Lib Dem pensions minister Steve Webb said the government had "delivered on its promise" to consider the impact of the pension changes on those "most adversely affected".


"Raising state pension ages have to be done but we need to look at the individuals who are being affected and try and make sure the increases are not too sharp," he told Sky News.

"What we are doing here really is an issue of fairness. It is fair to ask people to work longer but there is an issue of how much you can ask them to work longer relatively late in their working lives."

Joanne Segars, chief executive of the National Association of Pension Funds (NAPF), said: "This takes some of the sting out of what was a very raw deal for many women.

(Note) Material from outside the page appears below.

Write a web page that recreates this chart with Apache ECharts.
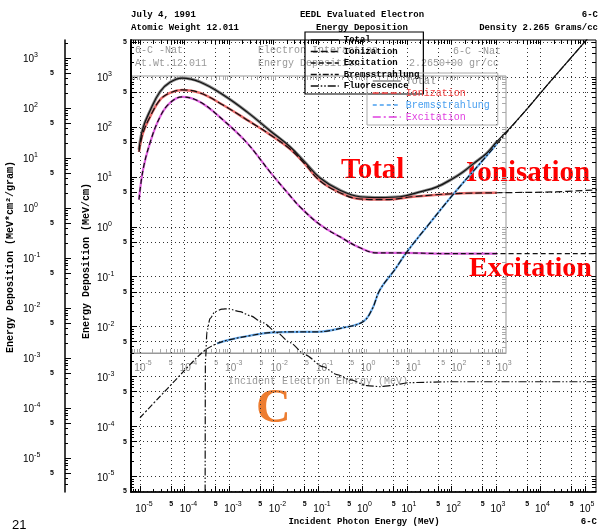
<!DOCTYPE html>
<html><head><meta charset="utf-8">
<script src="https://cdn.jsdelivr.net/npm/echarts@6/dist/echarts.min.js"></script>
<style>html,body{margin:0;padding:0;background:#fff}#c{width:605px;height:531px}</style>
</head><body><div id="c"></div>
<script>
// ---- tick label decades ----
const photonDecades = [-5,-4,-3,-2,-1,0,1,2,3,4,5];
const electronDecades = [-5,-4,-3,-2,-1,0,1,2,3];
const depDecadesCm = [3,2,1,0,-1,-2,-3,-4,-5];
const depDecadesGram = [3,2,1,0,-1,-2,-3,-4,-5];
const blackLegend = ['Total','Ionization','Excitation','Bremsstrahlung','Fluorescence'];
const colourLegend = ['Total','Ionization','Bremsstrahlung','Excitation'];

// ---- curves (energy MeV, deposition) ----
const totalE = [9.5e-6,1.17e-5,1.68e-5,2.81e-5,4.72e-5,8.8e-5,2.23e-4,7.33e-4,2.54e-3,8.34e-3,2.35e-2,5.11e-2,0.111,0.312,0.879,2.47,6.97,19.6,47.2,108,181,337,628,1052,2065,5807,1.63e4,4.6e4,1.29e5,2.17e5];
const totalD = [35,95,210,505,780,950,795,440,200,84,40,19.5,9.5,5.4,4.0,3.85,4.0,5.0,6.3,9.3,12.5,19.4,30,51,96,268,800,2300,6600,11000];
const ionE = [9.5e-6,1.17e-5,1.68e-5,2.81e-5,4.72e-5,8.8e-5,2.23e-4,7.33e-4,2.54e-3,8.34e-3,2.35e-2,5.11e-2,0.111,0.312,0.879,3.56,13.6,108,1052,1.91e4,1.86e5];
const ionD = [31.6,76,158,347,479,550,479,275,138,70,36,18,8.3,4.8,3.6,3.5,4.0,4.6,4.8,5.0,5.5];
const excE = [9.5e-6,1.17e-5,1.68e-5,2.81e-5,4.72e-5,8.8e-5,2.23e-4,7.33e-4,2.54e-3,8.34e-3,2.35e-2,3.95e-2,0.111,0.312,0.879,2.12,8.13,92.5,1052,1.86e5];
const excD = [3.5,13.8,47.9,158,302,398,316,138,47.9,12.6,4.2,2.5,1.1,0.63,0.38,0.30,0.30,0.29,0.29,0.29];
const bremE = [1e-5,2.81e-5,6.1e-5,1.33e-4,2.81e-4,5.37e-4,1.05e-3,2.96e-3,8.34e-3,3.95e-2,9.5e-2,0.365,1.03,1.63,2.47,5.37,10,32.9,108,374,1052,3463,1.63e4,4.6e4,1.29e5,2.17e5];
const bremD = [1.5e-4,4.0e-4,8.3e-4,1.74e-3,3.3e-3,4.6e-3,5.5e-3,6.6e-3,7.6e-3,7.9e-3,7.9e-3,9.5e-3,1.26e-2,2.2e-2,5.5e-2,0.14,0.316,1.2,4.4,15.8,45.7,158,794,2290,6600,11000];
const fluorE = [2.9e-4,2.95e-4,3.2e-4,3.74e-4,4.84e-4,6.96e-4,9.5e-4,1.77e-3,2.96e-3,5.81e-3,1.2e-2,2.35e-2,5.11e-2,0.129,0.267,0.524,1.26,2.47,4.15,11.7,92.5,5807,1.86e5];
const fluorD = [1.0e-6,0.002,0.008,0.0145,0.020,0.0224,0.0229,0.020,0.0166,0.012,0.0076,0.0048,0.00275,0.00158,0.0011,8.7e-4,6.6e-4,6.3e-4,6.6e-4,7.6e-4,7.9e-4,7.9e-4,7.9e-4];

// ---- layout ----
const X_RANGE = [-5.202, 5.247];
const XI_RANGE = [-5.176, 3.084];
const YA_RANGE = [-5.31, 3.74];
const YB_RANGE = [-5.68, 3.36];
const YI_RANGE = [-2.52, 3.02];
const LOG5 = Math.log10(5);

function inR(v, r){ return v >= r[0]-1e-9 && v <= r[1]+1e-9; }
function majors(decs, r){
  const lo = Math.min(...decs)-1, hi = Math.max(...decs);
  const out = [];
  for (let n = lo; n <= hi; n++){ if (decs.includes(n)) out.push(n); out.push(n+LOG5); }
  return out.filter(v => inR(v, r));
}
function minors(r){
  const out = [];
  for (let n = -8; n <= 6; n++) for (const k of [2,3,4,6,7,8,9]) out.push(n+Math.log10(k));
  return out.filter(v => inR(v, r));
}
function isDec(v){ return Math.abs(v-Math.round(v)) < 1e-6; }
const rich = {
  b:{fontSize:10,fontFamily:'Liberation Sans',color:'#000',verticalAlign:'bottom'},
  e:{fontSize:7,fontFamily:'Liberation Sans',color:'#000',verticalAlign:'bottom',padding:[0,0,6,0]},
  gb:{fontSize:10,fontFamily:'Liberation Sans',color:'#888',verticalAlign:'bottom'},
  ge:{fontSize:7,fontFamily:'Liberation Sans',color:'#888',verticalAlign:'bottom',padding:[0,0,6,0]},
  f:{fontSize:7,fontWeight:'bold',fontFamily:'Liberation Sans',color:'#000'},
  gf:{fontSize:7,fontFamily:'Liberation Sans',color:'#888'},
  s4:{width:4}, s8:{width:8}, s26:{width:26}, s27:{width:27}
};
function xFmt(gray){ return v => { const n = Math.round(v);
  if (isDec(v)) return `{${n<0?'s8':'s4'}| }{${gray?'gb':'b'}|10}{${gray?'ge':'e'}|${n}}`;
  return `{${gray?'gf':'f'}|5}`; }; }
function yFmt(pad){ return v => { const n = Math.round(v);
  if (isDec(v)) return `{b|10}{e|${n}}`;
  return `{s${pad}| }{f|5}`; }; }

const pts = (E, D) => E.map((e,i) => [Math.log10(e), Math.log10(D[i])]);
const sub = (E, D, lo, hi) => pts(E, D).filter(p => p[0] >= Math.log10(lo) && p[0] <= Math.log10(hi));

const dotted = {show:true, lineStyle:{color:'#333', width:1, type:[1,3]}};
const noAx = {axisLine:{show:false, onZero:false}, axisLabel:{show:false}, splitLine:{show:false}};

const chart = echarts.init(document.getElementById('c'), null, {renderer:'canvas'});
const lineSeries = (name, data, color, width, type, z, mono) => Object.assign({
  type:'line', name, data, xAxisIndex:0, yAxisIndex:0, symbol:'none', showSymbol:false, smooth:0.4,
  lineStyle:{color, width, type}, itemStyle:{color}, z, clip:true, silent:true
}, mono ? {smoothMonotone:'x', smooth:0.25} : {});

const gText = (text, x, y, font, fill, align, extra) => Object.assign({type:'text', x, y,
  style:{text, font, fill, textAlign:align||'left', textVerticalAlign:'middle'}}, extra||{});

const colourLegendColors = ['#888','#f04040','#4aa0f0','#e040e0'];
const colourLegendDash = ['solid',[6,3],[4,3],[8,3,2,3]];

chart.setOption({
  animation:false,
  backgroundColor:'#fff',
  grid:[
    {left:131, top:40, width:465, height:452, show:true, borderColor:'#000', borderWidth:1, backgroundColor:'transparent'},
    {left:131, top:76, width:375, height:277, show:true, borderColor:'#999', borderWidth:1, backgroundColor:'transparent'}
  ],
  xAxis:[
    {gridIndex:0, type:'value', position:'bottom', min:X_RANGE[0], max:X_RANGE[1],
     axisLine:{show:true, onZero:false, lineStyle:{color:'#000', width:1.5}},
     axisTick:{show:true, inside:true, length:6, customValues:majors(photonDecades, X_RANGE), lineStyle:{color:'#000'}},
     axisLabel:{show:true, customValues:majors(photonDecades, X_RANGE), formatter:xFmt(false), rich, margin:9},
     splitLine:dotted},
    Object.assign({gridIndex:0, type:'value', position:'bottom', min:X_RANGE[0], max:X_RANGE[1],
     axisTick:{show:true, inside:true, length:3, customValues:minors(X_RANGE), lineStyle:{color:'#000'}}}, noAx),
    Object.assign({gridIndex:0, type:'value', position:'top', min:X_RANGE[0], max:X_RANGE[1],
     axisTick:{show:true, inside:true, length:4, customValues:majors(photonDecades, X_RANGE).concat(minors(X_RANGE)), lineStyle:{color:'#000'}}}, noAx),
    {gridIndex:1, type:'value', position:'bottom', min:XI_RANGE[0], max:XI_RANGE[1],
     axisLine:{show:true, onZero:false, lineStyle:{color:'#999', width:1}},
     axisTick:{show:true, inside:true, length:4, customValues:majors(electronDecades, XI_RANGE).concat(minors(XI_RANGE)), lineStyle:{color:'#aaa'}},
     axisLabel:{show:true, customValues:majors(electronDecades, XI_RANGE), formatter:xFmt(true), rich, margin:7},
     splitLine:{show:false}},
    Object.assign({gridIndex:1, type:'value', position:'top', min:XI_RANGE[0], max:XI_RANGE[1],
     axisTick:{show:true, inside:true, length:4, customValues:majors(electronDecades, XI_RANGE).concat(minors(XI_RANGE)), lineStyle:{color:'#aaa'}}}, noAx)
  ],
  yAxis:[
    {gridIndex:0, type:'value', position:'left', min:YA_RANGE[0], max:YA_RANGE[1],
     axisLine:{show:true, onZero:false, lineStyle:{color:'#000', width:2}},
     axisTick:{show:true, inside:true, length:6, customValues:majors(depDecadesCm, YA_RANGE), lineStyle:{color:'#000'}},
     axisLabel:{show:true, align:'left', margin:34, customValues:majors(depDecadesCm, YA_RANGE), formatter:yFmt(26), rich},
     splitLine:dotted},
    Object.assign({gridIndex:0, type:'value', position:'left', min:YA_RANGE[0], max:YA_RANGE[1],
     axisTick:{show:true, inside:true, length:3, customValues:minors(YA_RANGE), lineStyle:{color:'#000'}}}, noAx),
    {gridIndex:0, type:'value', position:'left', offset:66, min:YB_RANGE[0], max:YB_RANGE[1],
     axisLine:{show:true, onZero:false, lineStyle:{color:'#000', width:1.5}},
     axisTick:{show:true, inside:true, length:6, customValues:majors(depDecadesGram, YB_RANGE), lineStyle:{color:'#000'}},
     axisLabel:{show:true, align:'left', margin:42, customValues:majors(depDecadesGram, YB_RANGE), formatter:yFmt(27), rich},
     splitLine:{show:false}},
    Object.assign({gridIndex:0, type:'value', position:'left', offset:66, min:YB_RANGE[0], max:YB_RANGE[1],
     axisTick:{show:true, inside:true, length:3, customValues:minors(YB_RANGE), lineStyle:{color:'#000'}}}, noAx),
    Object.assign({gridIndex:0, type:'value', position:'right', min:YA_RANGE[0], max:YA_RANGE[1],
     axisTick:{show:true, inside:true, length:4, customValues:majors(depDecadesCm, YA_RANGE).concat(minors(YA_RANGE)), lineStyle:{color:'#000'}}}, noAx),
    Object.assign({gridIndex:1, type:'value', position:'right', min:YI_RANGE[0], max:YI_RANGE[1],
     axisTick:{show:true, inside:true, length:4, customValues:majors(depDecadesCm, YI_RANGE).concat(minors(YI_RANGE)), lineStyle:{color:'#aaa'}}}, noAx)
  ],
  legend:[
    {data:blackLegend, orient:'vertical', left:305, top:32, itemWidth:28, itemHeight:8, itemGap:1.5,
     padding:[3,4,3,5], borderColor:'#000', borderWidth:1.2, selectedMode:false,
     itemStyle:{opacity:0}, lineStyle:{width:1.5},
     textStyle:{fontFamily:'Liberation Mono', fontWeight:'bold', fontSize:9, color:'#000', lineHeight:10}},
    {data:colourLegend.map((n,i) => ({name:n+' ', textStyle:{color:colourLegendColors[i]},
       lineStyle:{type:colourLegendDash[i], width:1.5, color:colourLegendColors[i]}})),
     formatter:n => n.trim(), orient:'vertical', left:367, top:73, itemWidth:28, itemHeight:9, itemGap:2,
     padding:[3,8,3,5], borderColor:'#aaa', borderWidth:1, selectedMode:false,
     itemStyle:{opacity:0},
     textStyle:{fontFamily:'Liberation Mono', fontSize:10, lineHeight:10}}
  ],
  series:[
    lineSeries('Total ', sub(totalE,totalD,1e-6,1100), '#8a8a8a', 3, 'solid', 2),
    lineSeries('Ionization ', sub(ionE,ionD,1e-6,1100), '#e86a6a', 2.5, 'solid', 2),
    lineSeries('Bremsstrahlung ', sub(bremE,bremD,5e-4,1100), '#6aaef0', 2.2, 'solid', 2),
    lineSeries('Excitation ', sub(excE,excD,1e-6,1100), '#e060e0', 2.2, 'solid', 2),
    lineSeries('Total', pts(totalE,totalD), '#111', 1.2, 'solid', 4),
    lineSeries('Ionization', pts(ionE,ionD), '#111', 1.2, [7,3], 4),
    lineSeries('Excitation', pts(excE,excD), '#111', 1.2, [5,3], 4),
    lineSeries('Bremsstrahlung', pts(bremE,bremD), '#111', 1.2, [6,2,2,2], 4),
    lineSeries('Fluorescence', pts(fluorE,fluorD), '#111', 1.2, [8,2,1.5,2,1.5,2], 4, true)
  ],
  graphic:[
    gText('July 4, 1991', 131, 15, 'bold 9px "Liberation Mono"', '#000'),
    gText('Atomic Weight 12.011', 131, 28, 'bold 9px "Liberation Mono"', '#000'),
    gText('EEDL Evaluated Electron', 362, 15, 'bold 9px "Liberation Mono"', '#000', 'center'),
    gText('Energy Deposition', 362, 28, 'bold 9px "Liberation Mono"', '#000', 'center'),
    gText('6-C', 598, 15, 'bold 9px "Liberation Mono"', '#000', 'right'),
    gText('Density 2.265 Grams/cc', 598, 28, 'bold 9px "Liberation Mono"', '#000', 'right'),
    gText('6-C -Nat', 135, 50, '10px "Liberation Mono"', '#999'),
    gText('At.Wt.12.011', 135, 63, '10px "Liberation Mono"', '#999'),
    gText('Electron Interaction', 258, 50, '10px "Liberation Mono"', '#999'),
    gText('Energy Deposition', 258, 63, '10px "Liberation Mono"', '#999'),
    gText('6-C -Nat', 453, 51, '10px "Liberation Mono"', '#999'),
    gText('2.2650+00 gr/cc', 409, 63, '10px "Liberation Mono"', '#999'),
    gText('Incident Electron Energy (MeV)', 318, 381, '10px "Liberation Mono"', '#999', 'center'),
    gText('Incident Photon Energy (MeV)', 364, 522, 'bold 9px "Liberation Mono"', '#000', 'center'),
    gText('6-C', 597, 522, 'bold 9px "Liberation Mono"', '#000', 'right'),
    gText('Energy Deposition (MeV*cm²/gram)', 10, 257, 'bold 10px "Liberation Mono"', '#000', 'center', {rotation:Math.PI/2}),
    gText('Energy Deposition (MeV/cm)', 86, 261, 'bold 10px "Liberation Mono"', '#000', 'center', {rotation:Math.PI/2}),
    gText('Total', 341, 171, 'bold 29px "Liberation Serif"', '#ff0000'),
    gText('Ionisation', 466, 174, 'bold 29px "Liberation Serif"', '#ff0000'),
    gText('Excitation', 469, 269, 'bold 28px "Liberation Serif"', '#ff0000'),
    gText('C', 256, 410, 'bold 48px "Liberation Serif"', '#ed7d31'),
    gText('21', 12, 525, '13px "Liberation Sans"', '#000')
  ]
});
</script></body></html>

"This is a useful bit of leeway. People need time to prepare their finances for the transition into retirement, and there is now a clearer ceiling on what to expect.

"But a lot of women in their late 50s are still being told to wait another 18 months, and many will struggle to bridge the gap. The government could have done a bit more to give them extra notice."

Labour's Liam Byrne, shadow work and pensions secretary, said: "This is a humiliating climb-down for David Cameron, who has ordered his ministers to rush out an eleventh-hour change to his Pensions Bill which faced a storm in Parliament next week."

TUC general secretary Brendan Barber said that putting up the state pension age would not create any extra jobs for older people.